National work around the trials of the Leavenworth Brothers has helped to point out the nature and uses of the American prison system (see page 10). In Buffalo, New York, the beginning of the trials of the Attica Brothers brought out 2000 people to a rally in early September, including VVAW/WSO chapters from the east and Middle West. The case of Ruchell Magee has been a focus of prison support work in Northern California, and many local chapters have been active in support of community and political prisoners and local cases of police repression and brutality.


Support Work

Local chapters and regions of VVAW/WSO have worked on a long list of local, national, and international struggles during the year, from tenants' rights to the boycott of South African chrome. On a regional basis, VVAW/WSO concentrated on support for the truckers strike early in the year, not only working directly with the truckers but also talking with and leafleting members of the National Guard (acting as strikebreakers) and consumers (who were being told to blame high prices on the truckers). Support for the Independence of Puerto Rice focused on the Puerto Rican Solidarity Rally in late October. Chapters in the Midwest worked with strikers at a Borden's subsidiary in Columbus, Ohio, and helped spread the word about a national boycott of Borden's products, until the strike was resolved. Support for the miners in Harlan Country grew to support for striking coal miners around the country (see page 12).


DC Demonstrations

The high point of VVAW/WSO activity for the year was a national demonstration in Washington DC, on the 1st through the 4th of July. At first, hundreds, and by the final day, thousands of people fought sleeplessness, the weather, police harassment and finally outright attacks, in order to bring the five demands of the demonstration to the American people. Demonstrations, marches, rallies filled the four days. While VVAW/WSO planned organized, and led the demonstrations, members of other anti-imperialist and progressive organizations, seeing the importance of the struggle around our five demands, joined in and helped to build the successful action. As with all VVAW/WSO's activities, there were important lessons which flowed from the demo: that leadership can never tail behind the miltance of the people; and, more important, that the strength of our organization, and the peoples' movement in general, comes from real unity of purpose and action.

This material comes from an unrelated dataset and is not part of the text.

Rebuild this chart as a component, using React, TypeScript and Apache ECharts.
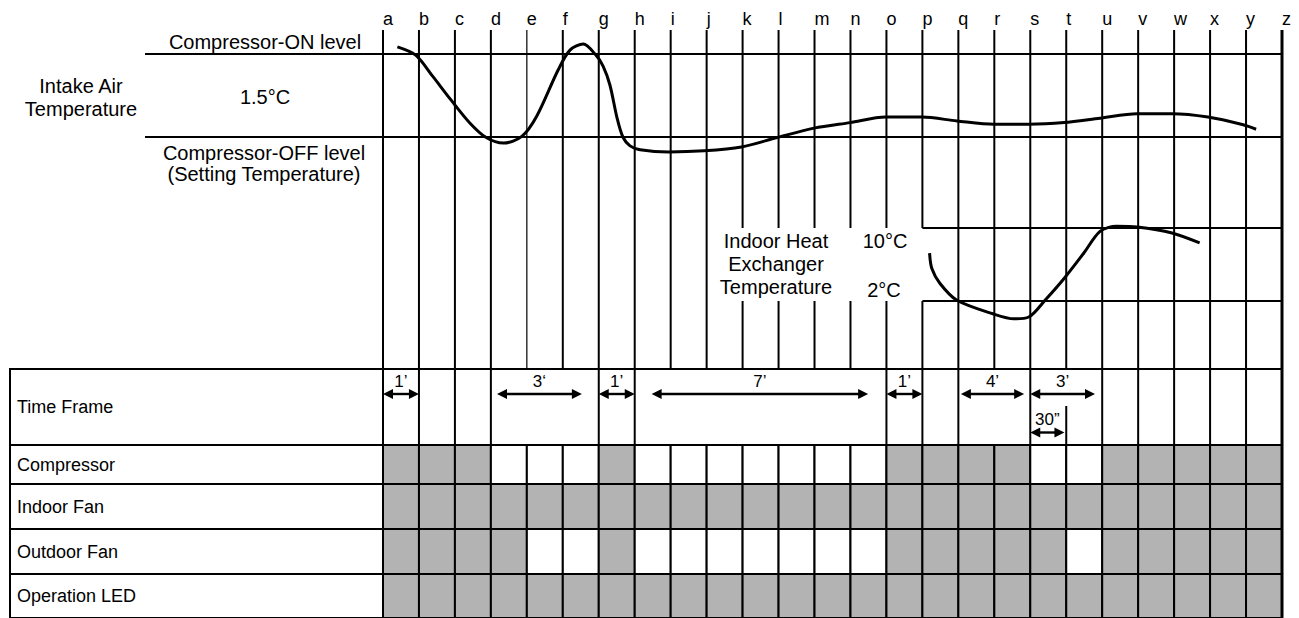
import React, { useEffect, useRef } from "react";
import * as echarts from "echarts";

// ---------- data ----------
const LETTERS = ["a","b","c","d","e","f","g","h","i","j","k","l","m","n","o","p","q","r","s","t","u","v","w","x","y","z"];

const ROW_NAMES = ["Compressor", "Indoor Fan", "Outdoor Fan", "Operation LED"];
const compressorState = [1,1,1,0,0,0,1,0,0,0,0,0,0,0,1,1,1,1,0,0,1,1,1,1,1];
const indoorFanState = [1,1,1,1,1,1,1,1,1,1,1,1,1,1,1,1,1,1,1,1,1,1,1,1,1];
const outdoorFanState = [1,1,1,1,0,0,1,0,0,0,0,0,0,0,1,1,1,1,1,0,1,1,1,1,1];
const operationLedState = [1,1,1,1,1,1,1,1,1,1,1,1,1,1,1,1,1,1,1,1,1,1,1,1,1];
const ROW_STATES = [compressorState, indoorFanState, outdoorFanState, operationLedState];

// intake air temperature (relative to setting temperature, °C) vs time grid index
const ON_LEVEL = 1.5;
const OFF_LEVEL = 0;
const intakeX = [0.40,0.91,1.39,1.89,2.42,2.87,3.35,3.86,4.27,4.87,5.20,5.57,5.92,6.12,6.31,6.51,6.67,6.87,7.15,7.95,8.93,9.97,10.96,11.99,12.99,13.98,14.99,15.96,16.99,17.96,18.94,19.94,20.97,21.94,22.94,23.92,24.28];
const intakeY = [1.63,1.48,1.09,0.67,0.25,-0.01,-0.11,0.01,0.37,1.21,1.57,1.68,1.48,1.28,0.94,0.34,0.0,-0.16,-0.23,-0.27,-0.25,-0.18,-0.01,0.16,0.26,0.36,0.36,0.29,0.23,0.23,0.26,0.34,0.42,0.42,0.36,0.22,0.14];

// indoor heat exchanger temperature (°C)
const HEX_HIGH = 10;
const HEX_LOW = 2;
const hexX = [15.20,15.26,15.49,15.96,16.96,17.55,17.96,18.41,18.94,19.49,19.94,20.40,20.97,21.94,22.71];
const hexY = [7.24,5.6,3.92,2.08,0.60,0.05,0.25,2.08,4.47,7.26,9.63,10.19,10.11,9.45,8.36];

// time frames
const tfFrom = [0, 3.17, 6, 7.47, 14, 16.07, 18, 18];
const tfTo = [1, 5.53, 7, 13.49, 15, 17.83, 19.8, 18.95];
const tfTier = [0, 0, 0, 0, 0, 0, 0, 1];
const tfLabel = ["1\u2019", "3\u2018", "1\u2019", "7\u2019", "1\u2019", "4\u2019", "3\u2019", "30\u201D"];

// grid lines present in the time-frame row (and where they start, fraction of row height)
const tfEdges = [0,1,2,3,6,7,14,15,16,18,19,20,21,22,23,24,25];
const tfEdgeStart = [0,0,0,0,0,0,0,0,0,0,0.487,0,0,0,0,0,0];

// ---------- layout ----------
const FONT = '"Liberation Sans", Arial, sans-serif';
const GRAY = "#b3b3b3";
const PLOT_L = 383;
const PLOT_W = 899;
const TOP_Y = 30;
const TABLE_EDGES = [369, 445, 484, 529, 574, 620];
const LABEL_L = 10;
const LEVEL_L = 145;
const ON_PX = 54, OFF_PX = 137;
const HI_PX = 228, LO_PX = 301;

const kIn = (OFF_PX - ON_PX) / (ON_LEVEL - OFF_LEVEL);
const IN_MAX = ON_LEVEL + (ON_PX - TOP_Y) / kIn;
const IN_MIN = OFF_LEVEL - (TABLE_EDGES[0] - OFF_PX) / kIn;
const kHx = (LO_PX - HI_PX) / (HEX_HIGH - HEX_LOW);
const HX_MAX = HEX_HIGH + (HI_PX - TOP_Y) / kHx;
const HX_MIN = HEX_LOW - (TABLE_EDGES[0] - LO_PX) / kHx;

function line(x1: number, y1: number, x2: number, y2: number, w = 2) {
  return { type: "line", shape: { x1, y1, x2, y2 }, style: { stroke: "#000", lineWidth: w } };
}

function buildOption() {
  const grids: any[] = [
    { left: PLOT_L, top: TOP_Y, width: PLOT_W, height: TABLE_EDGES[0] - TOP_Y },
  ];
  for (let r = 0; r < TABLE_EDGES.length - 1; r++) {
    grids.push({ left: PLOT_L, top: TABLE_EDGES[r], width: PLOT_W, height: TABLE_EDGES[r + 1] - TABLE_EDGES[r] });
  }
  const xAxes: any[] = grids.map((_, i) => ({
    gridIndex: i,
    type: "value",
    min: 0,
    max: LETTERS.length - 1,
    interval: 1,
    show: i === 0,
    position: "top",
    axisLine: { show: true, lineStyle: { color: "#000", width: 2 } },
    axisTick: { show: false },
    splitLine: { show: false },
    axisLabel: {
      show: true,
      formatter: (v: number) => LETTERS[Math.round(v)] ?? "",
      align: "left",
      margin: 2,
      color: "#000",
      fontSize: 18,
      fontFamily: FONT,
    },
  }));
  const rowLabelAxis = (gi: number, name: string) => ({
    gridIndex: gi,
    type: "category",
    data: [name],
    axisLine: { show: false },
    axisTick: { show: false },
    splitLine: { show: false },
    axisLabel: { align: "left", margin: PLOT_L - 17, color: "#000", fontSize: 18, fontFamily: FONT },
  });
  const yAxes: any[] = [
    { gridIndex: 0, type: "value", min: IN_MIN, max: IN_MAX, show: false },
    { gridIndex: 0, type: "value", min: HX_MIN, max: HX_MAX, show: false },
    rowLabelAxis(1, "Time Frame"),
    ...ROW_NAMES.map((n, i) => rowLabelAxis(i + 2, n)),
  ];

  const series: any[] = [];

  // vertical grid lines in the temperature area (broken around the heat-exchanger labels)
  series.push({
    type: "custom",
    xAxisIndex: 0,
    yAxisIndex: 1,
    silent: true,
    z: 1,
    data: LETTERS.map((_, i) => [i, HEX_LOW]),
    renderItem: (params: any, api: any) => {
      const i = api.value(0);
      const cs = params.coordSys;
      const x = api.coord([i, HEX_LOW])[0];
      const w = i === 4 ? 1.2 : i === 25 ? 3 : 2;
      if (i >= 10 && i <= 15) {
        const yh = api.coord([i, HEX_HIGH])[1];
        const yl = api.coord([i, HEX_LOW])[1];
        return { type: "group", children: [line(x, cs.y, x, yh, w), line(x, yl, x, cs.y + cs.height, w)] };
      }
      return line(x, cs.y, x, cs.y + cs.height, w);
    },
  });
  // compressor ON / OFF levels
  series.push({
    type: "custom",
    xAxisIndex: 0,
    yAxisIndex: 0,
    silent: true,
    z: 1,
    data: [[25, ON_LEVEL], [25, OFF_LEVEL]],
    renderItem: (params: any, api: any) => {
      const p = api.coord([api.value(0), api.value(1)]);
      return line(LEVEL_L, p[1], p[0], p[1], 2);
    },
  });
  // heat exchanger levels
  series.push({
    type: "custom",
    xAxisIndex: 0,
    yAxisIndex: 1,
    silent: true,
    z: 1,
    data: [[15, HEX_HIGH], [15, HEX_LOW]],
    renderItem: (params: any, api: any) => {
      const a = api.coord([api.value(0), api.value(1)]);
      const b = api.coord([25, api.value(1)]);
      return line(a[0], a[1], b[0], b[1], 2);
    },
  });
  // curves
  series.push({
    type: "line",
    xAxisIndex: 0,
    yAxisIndex: 0,
    silent: true,
    z: 3,
    smooth: 0.3,
    showSymbol: false,
    symbol: "none",
    lineStyle: { color: "#000", width: 3 },
    data: intakeX.map((x, i) => [x, intakeY[i]]),
  });
  series.push({
    type: "line",
    xAxisIndex: 0,
    yAxisIndex: 1,
    silent: true,
    z: 3,
    smooth: 0.3,
    showSymbol: false,
    symbol: "none",
    lineStyle: { color: "#000", width: 3 },
    data: hexX.map((x, i) => [x, hexY[i]]),
  });

  // time frame row: outer box + vertical lines
  series.push({
    type: "custom",
    xAxisIndex: 1,
    yAxisIndex: 2,
    silent: true,
    z: 2,
    data: tfEdges.map((e, i) => [e, tfEdgeStart[i]]),
    renderItem: (params: any, api: any) => {
      const cs = params.coordSys;
      const x = api.coord([api.value(0), 0])[0];
      const y0 = cs.y + api.value(1) * cs.height;
      const w = api.value(0) === 25 ? 3 : 2;
      return line(x, y0, x, cs.y + cs.height, w);
    },
  });
  series.push({
    type: "custom",
    xAxisIndex: 1,
    yAxisIndex: 2,
    silent: true,
    z: 2,
    data: [[25, 0]],
    renderItem: (params: any, api: any) => {
      const cs = params.coordSys;
      const xr = api.coord([25, 0])[0];
      return {
        type: "rect",
        shape: { x: LABEL_L, y: cs.y, width: xr - LABEL_L, height: cs.height },
        style: { fill: "none", stroke: "#000", lineWidth: 2 },
      };
    },
  });
  // time frame arrows
  series.push({
    type: "custom",
    xAxisIndex: 1,
    yAxisIndex: 2,
    silent: true,
    z: 4,
    data: tfFrom.map((f, i) => [f, tfTo[i], tfTier[i]]),
    encode: { x: [0, 1] },
    renderItem: (params: any, api: any) => {
      const cs = params.coordSys;
      const x1 = api.coord([api.value(0), 0])[0];
      const x2 = api.coord([api.value(1), 0])[0];
      const tier = api.value(2);
      const y = cs.y + (tier === 0 ? 25 : 63.5);
      const h = 10, w = 5;
      return {
        type: "group",
        children: [
          line(x1 + 4, y, x2 - 4, y, 2.4),
          { type: "polygon", shape: { points: [[x1, y], [x1 + h, y - w], [x1 + h, y + w]] }, style: { fill: "#000" } },
          { type: "polygon", shape: { points: [[x2, y], [x2 - h, y - w], [x2 - h, y + w]] }, style: { fill: "#000" } },
          {
            type: "text",
            style: {
              text: tfLabel[params.dataIndex],
              x: (x1 + x2) / 2,
              y: y - 13,
              align: "center",
              verticalAlign: "middle",
              fontSize: 17,
              fontFamily: FONT,
              fill: "#000",
            },
          },
        ],
      };
    },
  });

  // state rows
  ROW_STATES.forEach((states, r) => {
    const gi = r + 2;
    series.push({
      type: "custom",
      xAxisIndex: gi,
      yAxisIndex: gi + 1,
      silent: true,
      z: 2,
      data: states.map((s, c) => [c, s]),
      renderItem: (params: any, api: any) => {
        const cs = params.coordSys;
        const c = api.value(0);
        const s = api.value(1);
        const xa = api.coord([c, 0])[0];
        const xb = api.coord([c + 1, 0])[0];
        return {
          type: "rect",
          shape: { x: xa, y: cs.y, width: xb - xa, height: cs.height },
          style: { fill: s ? GRAY : "#fff", stroke: "#000", lineWidth: 2 },
        };
      },
    });
    series.push({
      type: "custom",
      xAxisIndex: gi,
      yAxisIndex: gi + 1,
      silent: true,
      z: 3,
      data: [[25, 0]],
      renderItem: (params: any, api: any) => {
        const cs = params.coordSys;
        const xr = api.coord([25, 0])[0];
        return {
          type: "group",
          children: [
            {
              type: "rect",
              shape: { x: LABEL_L, y: cs.y, width: xr - LABEL_L, height: cs.height },
              style: { fill: "none", stroke: "#000", lineWidth: 2 },
            },
            line(xr, cs.y, xr, cs.y + cs.height, 3),
          ],
        };
      },
    });
  });

  const txt = (text: string, x: number, y: number, size = 20, lh = 23) => ({
    type: "text",
    x,
    y,
    z: 10,
    silent: true,
    style: { text, align: "center", verticalAlign: "middle", fontSize: size, fontFamily: FONT, fill: "#000", lineHeight: lh },
  });

  const graphic = [
    txt("Compressor-ON level", 265, 42),
    txt("Intake Air\nTemperature", 81, 97),
    txt(`${ON_LEVEL - OFF_LEVEL}\u00B0C`, 265, 97),
    txt("Compressor-OFF level\n(Setting Temperature)", 264, 163, 20, 21),
    txt("Indoor Heat\nExchanger\nTemperature", 776, 264),
    txt(`${HEX_HIGH}\u00B0C`, 885, 241),
    txt(`${HEX_LOW}\u00B0C`, 884, 290),
  ];

  return {
    animation: false,
    backgroundColor: "#fff",
    grid: grids,
    xAxis: xAxes,
    yAxis: yAxes,
    series,
    graphic,
  };
}

export default function App() {
  const ref = useRef<HTMLDivElement>(null);
  useEffect(() => {
    document.body.style.margin = "0";
    const chart = echarts.init(ref.current!, null, { renderer: "svg" });
    chart.setOption(buildOption() as any);
    return () => chart.dispose();
  }, []);
  return <div ref={ref} style={{ position: "absolute", left: 0, top: 0, width: 1299, height: 618 }} />;
}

Building for the demonstration was the work of chapters for months before the demo took place. There were support and building actions around the country in mid-May, and day-to-day work constantly talked about the demo and its demands. Learning through our past practice, however the organization did not see the demo as an end in itself--it was a tactic by which to continue to grow. New members and chapters did join the organization as a result of the demonstration; the lessons learned from the demo have been an important factor in seeing how we can continue to build, both in numbers and effectiveness. And work did not stop once and the demo was over, but continued to grow and build toward 1975 and beyond, in the expanding struggle against imperialism.